SOURCE DATA:
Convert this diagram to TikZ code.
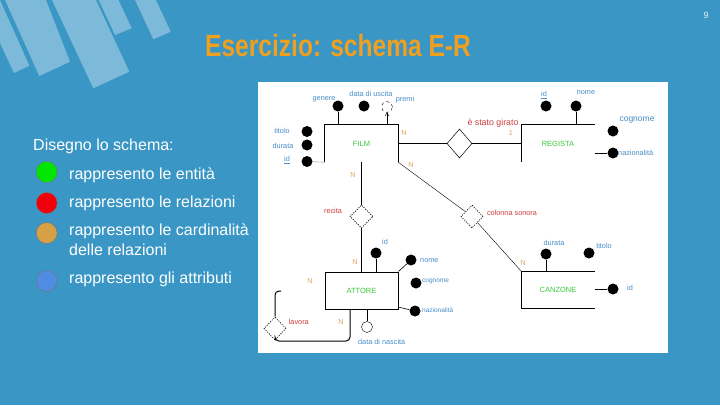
\documentclass[tikz,border=0pt]{standalone}
\usepackage{fontspec}
\setmainfont{Liberation Sans}
\newfontfamily\titlefont{Liberation Sans}[FakeStretch=0.8]
\usetikzlibrary{shapes.geometric,arrows.meta}

\definecolor{slideblue}{RGB}{58,150,196}
\definecolor{stripeblue}{RGB}{125,185,217}
\definecolor{titleorange}{RGB}{240,160,32}
\definecolor{attrblue}{RGB}{70,140,200}
\definecolor{relred}{RGB}{205,60,60}
\definecolor{cardorange}{RGB}{225,165,95}
\definecolor{entgreen}{RGB}{60,200,60}
\definecolor{bulgreen}{RGB}{0,230,0}
\definecolor{bulred}{RGB}{240,0,10}
\definecolor{bulorange}{RGB}{214,160,70}
\definecolor{bulblue}{RGB}{80,140,225}

\begin{document}
\begin{tikzpicture}[x=1pt, y=-1pt,
    entity/.style={rectangle, minimum width=73pt, minimum height=37pt, inner sep=0pt, text=entgreen, font=\fontsize{7.5}{8}\selectfont},
    relation/.style={diamond, draw, line width=0.6pt, dash pattern=on 1.2pt off 1.2pt, inner sep=0pt, minimum width=23pt, minimum height=23pt},
    attr/.style={circle, fill=black, inner sep=0pt, minimum size=11pt},
    optattr/.style={circle, draw, thin, fill=white, inner sep=0pt, minimum size=11pt},
    attrlabel/.style={text=attrblue, inner sep=0pt, font=\fontsize{7.3}{8}\selectfont},
    rellabel/.style={text=relred, inner sep=0pt, font=\fontsize{7.3}{8}\selectfont},
    card/.style={text=cardorange, inner sep=0pt, font=\fontsize{7.3}{8}\selectfont},
    link/.style={line width=1pt},
    legend/.style={circle, draw=black!55, minimum size=21pt, inner sep=0pt},
    bulletline/.style={anchor=base west, text=white, inner sep=0pt, font=\fontsize{16}{18}\selectfont}
]
    \useasboundingbox (0,0) rectangle (720,405);

    % Slide background and stripes
    \fill[slideblue] (0,0) rectangle (720,405);
    \begin{scope}
    \clip (0,0) rectangle (720,405);
    \fill[stripeblue] (-20,0) -- (14,73) -- (29.4,65.8) -- (0,0) -- cycle;
    \fill[stripeblue] (5,0) -- (39.3,76) -- (70,61.7) -- (46,0) -- cycle;
    \fill[stripeblue] (52,0) -- (93.3,88.3) -- (129.3,71.7) -- (96,0) -- cycle;
    \fill[stripeblue] (98.7,0) -- (115,35) -- (131.7,28.3) -- (118.5,0) -- cycle;
    \fill[stripeblue] (135,0) -- (153.3,39.3) -- (170.7,31.7) -- (155.9,0) -- cycle;
    \end{scope}

    \node[text=white!85!slideblue, font=\fontsize{9}{10}\selectfont] (pagenum) at (706,15) {9};
    \node[anchor=base west, inner sep=0pt, text=titleorange, font=\titlefont\bfseries\fontsize{30.7}{32}\selectfont] (title) at (205,56.7) {Esercizio: schema E-R};

    % Left side: legend
    \node[bulletline] (intro) at (33,150.7) {Disegno lo schema:};
    \node[legend, fill=bulgreen] (cgreen) at (46.7,172) {};
    \node[legend, fill=bulred] (cred) at (46.7,203) {};
    \node[legend, fill=bulorange] (corange) at (46.7,233) {};
    \node[legend, fill=bulblue] (cblue) at (46.7,281) {};
    \node[bulletline] (t1) at (69,179.3) {rappresento le entità};
    \node[bulletline] (t2) at (69,207.7) {rappresento le relazioni};
    \node[bulletline] (t3) at (69,235.7) {rappresento le cardinalità};
    \node[bulletline] (t4) at (69,255) {delle relazioni};
    \node[bulletline] (t5) at (69,283.3) {rappresento gli attributi};

    % Right side: the E-R schema
    \fill[white] (258,82) rectangle (668,353);

    \node[entity] (film) at (361.5,143.5) {FILM};
    \node[entity] (regista) at (558,143.5) {REGISTA};
    \node[entity] (canzone) at (558,290) {CANZONE};
    \node[entity, draw, line width=1pt] (attore) at (361.5,290.5) {ATTORE};

    \node[relation, solid, line width=0.5pt, minimum width=25pt, minimum height=29pt] (girato) at (459.5,143.5) {};
    \node[relation] (recita) at (361.5,216.5) {};
    \node[relation, minimum width=22pt] (colonna) at (472,216.5) {};
    \node[relation, minimum width=22pt] (lavora) at (275,328.5) {};

    % attributes of FILM
    \node[attr] (fgen) at (338,106) {};
    \node[attr] (fusc) at (364,106) {};
    \node[optattr, dashed] (fpremi) at (387,107) {};
    \node[attr] (ftit) at (307,131.5) {};
    \node[attr] (fdur) at (307,145) {};
    \node[attr] (fid) at (307,161.5) {};

    % attributes of REGISTA
    \node[attr] (rid) at (546,106) {};
    \node[attr] (rnome) at (576,106) {};
    \node[attr] (rcogn) at (613,131) {};
    \node[attr] (rnaz) at (613,153) {};

    % attributes of CANZONE
    \node[attr] (cdur) at (546,254) {};
    \node[attr] (ctit) at (589,253) {};
    \node[attr] (cid) at (613,289) {};

    % attributes of ATTORE
    \node[attr] (aid) at (376,253) {};
    \node[attr] (anome) at (411,260) {};
    \node[attr] (acogn) at (416,283) {};
    \node[attr] (anaz) at (415,311) {};
    \node[optattr] (anasc) at (367,327) {};

    \coordinate (anazA) at (398,307);
    \coordinate (lavtop) at (281,291);
    \coordinate (lavbot) at (350,341);
    \coordinate (lavend) at (350,309);

    % entity outlines
    \draw[link] (film.south west) |- (film.north east) -- (film.south east);
    \draw[link] (regista.south west) |- (regista.north east);
    \draw[link] (canzone.north east) -| (canzone.south west) -- (canzone.south east);

    % connectors
    \draw[link] (fgen) -- (fgen |- film.north);
    \draw[draw=black!50, thin] (fid) -- (film.south west);
    \draw[thin, -{Straight Barb[length=3pt, width=4pt]}] (film.north -| fpremi) -- (fpremi);
    \draw[link] (film.east) -- (girato);
    \draw[link] (girato) -- (regista.west);
    \draw[link] (rnome) -- (rnome |- regista.north);
    \draw[link] (regista.east |- rnaz) -- (rnaz);
    \draw[thin] (film.south east) -- (colonna);
    \draw[thin] (colonna) -- (canzone.north west);
    \draw[link] (film.south) -- (recita);
    \draw[link] (recita) -- (attore.north);
    \draw[link] (cdur) -- (cdur |- canzone.north);
    \draw[link] (canzone.east |- cid) -- (cid);
    \draw[link] (aid) -- (aid |- attore.north);
    \draw[semithick] (attore.north east) -- (anome);
    \draw[semithick] (anazA) -- (anaz);
    \draw[link] (attore.south -| anasc) -- (anasc);
    \draw[link, rounded corners=4pt] (lavtop) -| (lavora.north);
    \draw[link, rounded corners=4pt] (lavora.south) |- (lavbot) -- (lavend);

    % labels
    \node[attrlabel] (lgen) at (324,99) {genere};
    \node[attrlabel] (lusc) at (371,94) {data di uscita};
    \node[attrlabel] (lpremi) at (405,100) {premi};
    \node[attrlabel] (ltit) at (282,131) {titolo};
    \node[attrlabel] (ldur) at (283,145.7) {durata};
    \node[attrlabel] (lfid) at (287,160) {\underline{id}};
    \node[attrlabel] (lrid) at (544,95) {\underline{id}};
    \node[attrlabel] (lrnome) at (586,93) {nome};
    \node[attrlabel, font=\fontsize{8.5}{9}\selectfont] (lrcogn) at (637,120) {cognome};
    \node[attrlabel, anchor=west] (lrnaz) at (618,153) {nazionalità};
    \node[attrlabel] (lcdur) at (554,242.7) {durata};
    \node[attrlabel] (lctit) at (604,246) {titolo};
    \node[attrlabel] (lcid) at (630,288) {id};
    \node[attrlabel] (laid) at (385,241.7) {id};
    \node[attrlabel, anchor=west] (lanome) at (420,260.7) {nome};
    \node[attrlabel, anchor=west, font=\fontsize{6.5}{7}\selectfont] (lacogn) at (422,281) {cognome};
    \node[attrlabel, anchor=west, font=\fontsize{6.5}{7}\selectfont] (lanaz) at (422,310) {nazionalità};
    \node[attrlabel] (lanasc) at (381.7,341.7) {data di nascita};

    \node[rellabel, font=\fontsize{8.8}{9}\selectfont] (lgirato) at (493,123.3) {è stato girato};
    \node[rellabel] (lcolonna) at (512,212.7) {colonna sonora};
    \node[rellabel] (lrecita) at (333,210.7) {recita};
    \node[rellabel] (llavora) at (298.8,321.7) {lavora};

    \node[card] (n1) at (404,133) {N};
    \node[card] (n2) at (511,133) {1};
    \node[card] (n3) at (411,165) {N};
    \node[card] (n4) at (353,175) {N};
    \node[card] (n5) at (355,262) {N};
    \node[card] (n6) at (310,281) {N};
    \node[card] (n7) at (341,322) {N};
    \node[card] (n8) at (523,263) {N};
\end{tikzpicture}
\end{document}
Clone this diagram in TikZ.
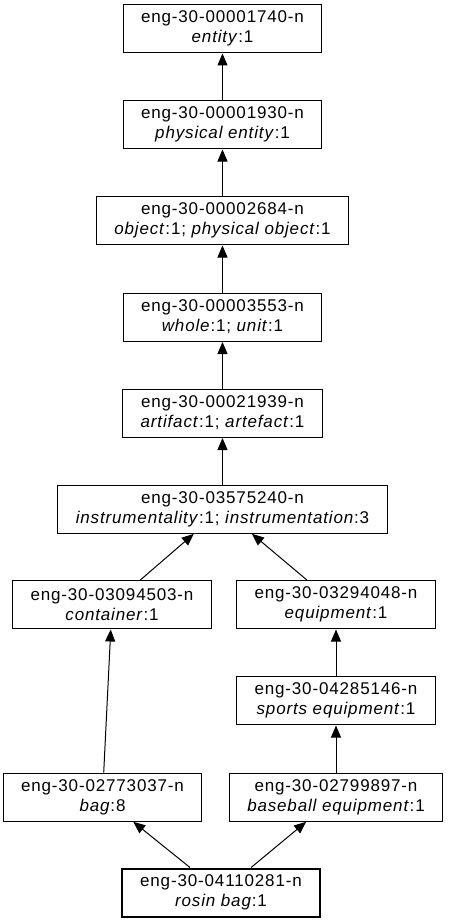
\documentclass[tikz,border=0pt]{standalone}
\usepackage{fontspec}
\setmainfont[LetterSpace=5]{Liberation Sans}
\usepackage{tikz}
\usetikzlibrary{arrows.meta}

\tikzset{
    synset/.style={rectangle, draw, line width=1pt, align=center, inner xsep=18pt,
        minimum width=197pt, minimum height=48pt, font=\fontsize{17}{20}\selectfont},
    hypernym/.style={-{Triangle[length=12pt,width=10pt]}, line width=1pt, shorten >=0.5pt}
}

\begin{document}
\begin{tikzpicture}[x=1pt, y=-1pt]
    \useasboundingbox (0,0) rectangle (450,923);
    % Hypernym chain
    \node[synset] (entity) at (222.5,28.5) {eng-30-00001740-n\\\textit{entity}:1};
    
    \node[synset] (physent) at (222.5,124.5) {eng-30-00001930-n\\\textit{physical entity}:1};
    
    \node[synset] (object) at (222.5,220.5) {eng-30-00002684-n\\\textit{object}:1; \textit{physical object}:1};
    
    \node[synset] (whole) at (222.5,317) {eng-30-00003553-n\\\textit{whole}:1; \textit{unit}:1};
    
    \node[synset] (artifact) at (222.5,413) {eng-30-00021939-n\\\textit{artifact}:1; \textit{artefact}:1};
    
    \node[synset] (instr) at (222.5,509) {eng-30-03575240-n\\\textit{instrumentality}:1; \textit{instrumentation}:3};
    
    % Two branches
    \node[synset] (container) at (112,604.5) {eng-30-03094503-n\\\textit{container}:1};
    
    \node[synset] (equipment) at (336,604.5) {eng-30-03294048-n\\\textit{equipment}:1};
    
    \node[synset] (sports) at (336,700.5) {eng-30-04285146-n\\\textit{sports equipment}:1};
    
    \node[synset] (bag) at (102.5,797) {eng-30-02773037-n\\\textit{bag}:8};
    
    \node[synset] (baseball) at (336,797) {eng-30-02799897-n\\\textit{baseball equipment}:1};
    
    % Query synset
    \node[synset, line width=2pt] (rosin) at (221,892.5) {eng-30-04110281-n\\\textit{rosin bag}:1};
    
    % Arrows
    \foreach \a/\b in {physent/entity, object/physent, whole/object, artifact/whole,
        instr/artifact, container/instr, equipment/instr, sports/equipment,
        bag/container, baseball/sports, rosin/bag, rosin/baseball} {
        \draw[hypernym] (\a) -- (\b);
    }
\end{tikzpicture}
\end{document}
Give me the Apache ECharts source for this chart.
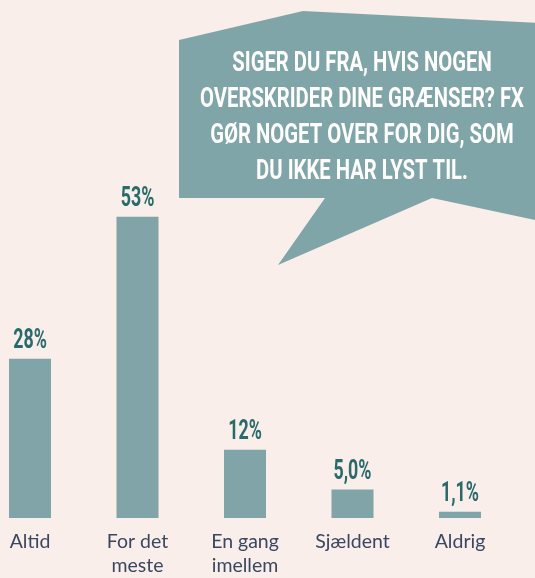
<!DOCTYPE html>
<html>
<head>
<meta charset="utf-8">
<script src="https://cdn.jsdelivr.net/npm/echarts@6/dist/echarts.min.js"></script>
<style>
html,body{margin:0;padding:0;background:#f9eeea;}
#c{width:535px;height:578px;}
</style>
</head>
<body>
<div id="c"></div>
<script>
const categories = ['Altid', 'For det\nmeste', 'En gang\nimellem', 'Sjældent', 'Aldrig'];
const values = [28, 53, 12, 5.0, 1.1];
const valueLabels = ['28%', '53%', '12%', '5,0%', '1,1%'];
const bubbleLines = ['SIGER DU FRA, HVIS NOGEN', 'OVERSKRIDER DINE GRÆNSER? FX', 'GØR NOGET OVER FOR DIG, SOM', 'DU IKKE HAR LYST TIL.'];

const chart = echarts.init(document.getElementById('c'), null, {renderer: 'canvas'});
chart.setOption({
  backgroundColor: '#f9eeea',
  animation: false,
  grid: {left: 30, right: 75, top: 177, bottom: 59, containLabel: false},
  xAxis: {
    type: 'category',
    data: categories,
    boundaryGap: false,
    axisLine: {show: false},
    axisTick: {show: false},
    axisLabel: {
      color: '#3a4761',
      fontFamily: 'Lato, sans-serif',
      fontSize: 19.5,
      lineHeight: 24,
      margin: 12,
      interval: 0
    }
  },
  yAxis: {type: 'value', min: 0, max: 60, show: false, splitLine: {show: false}},
  series: [{
    type: 'bar',
    data: values,
    barWidth: 42,
    itemStyle: {color: '#80a4a8'}
  }, {
    type: 'custom',
    data: values.map((v, i) => [i, v]),
    z: 5,
    renderItem: function (params, api) {
      const pt = api.coord([api.value(0), api.value(1)]);
      return {
        type: 'text',
        x: pt[0],
        y: pt[1] - 4,
        scaleX: 0.66,
        style: {
          text: valueLabels[params.dataIndex],
          font: "bold 27px Roboto, sans-serif",
          fill: '#2a6a6b',
          align: 'center',
          verticalAlign: 'bottom'
        }
      };
    }
  }],
  graphic: [
    {
      type: 'polygon',
      shape: {points: [[179, 40], [303, 11], [540, 23], [540, 221], [432, 198], [278, 265], [325, 198], [179, 198]]},
      style: {fill: '#80a5a8'},
      z: 10
    },
    {
      type: 'text',
      x: 362,
      y: 118,
      scaleX: 0.75,
      style: {
        text: bubbleLines.join('\n'),
        fill: '#ffffff',
        font: "bold 27px Roboto, sans-serif",
        lineHeight: 36,
        align: 'center',
        verticalAlign: 'middle'
      },
      z: 11
    }
  ]
});
</script>
</body>
</html>
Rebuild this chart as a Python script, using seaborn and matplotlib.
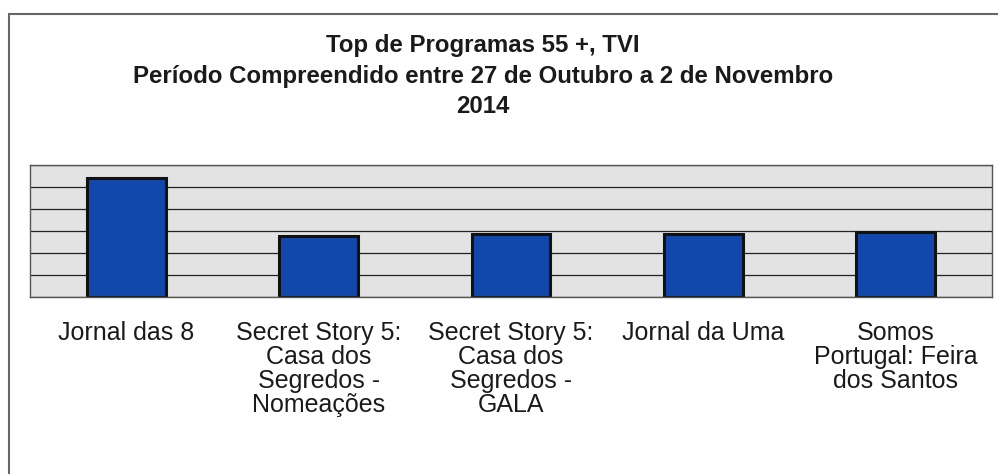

EXERCISE AIM: Copy out every line of the material above that mentions the word "diagram".

THE OUTPUT:
Convert this diagram to TikZ code.
Clone this diagram in TikZ.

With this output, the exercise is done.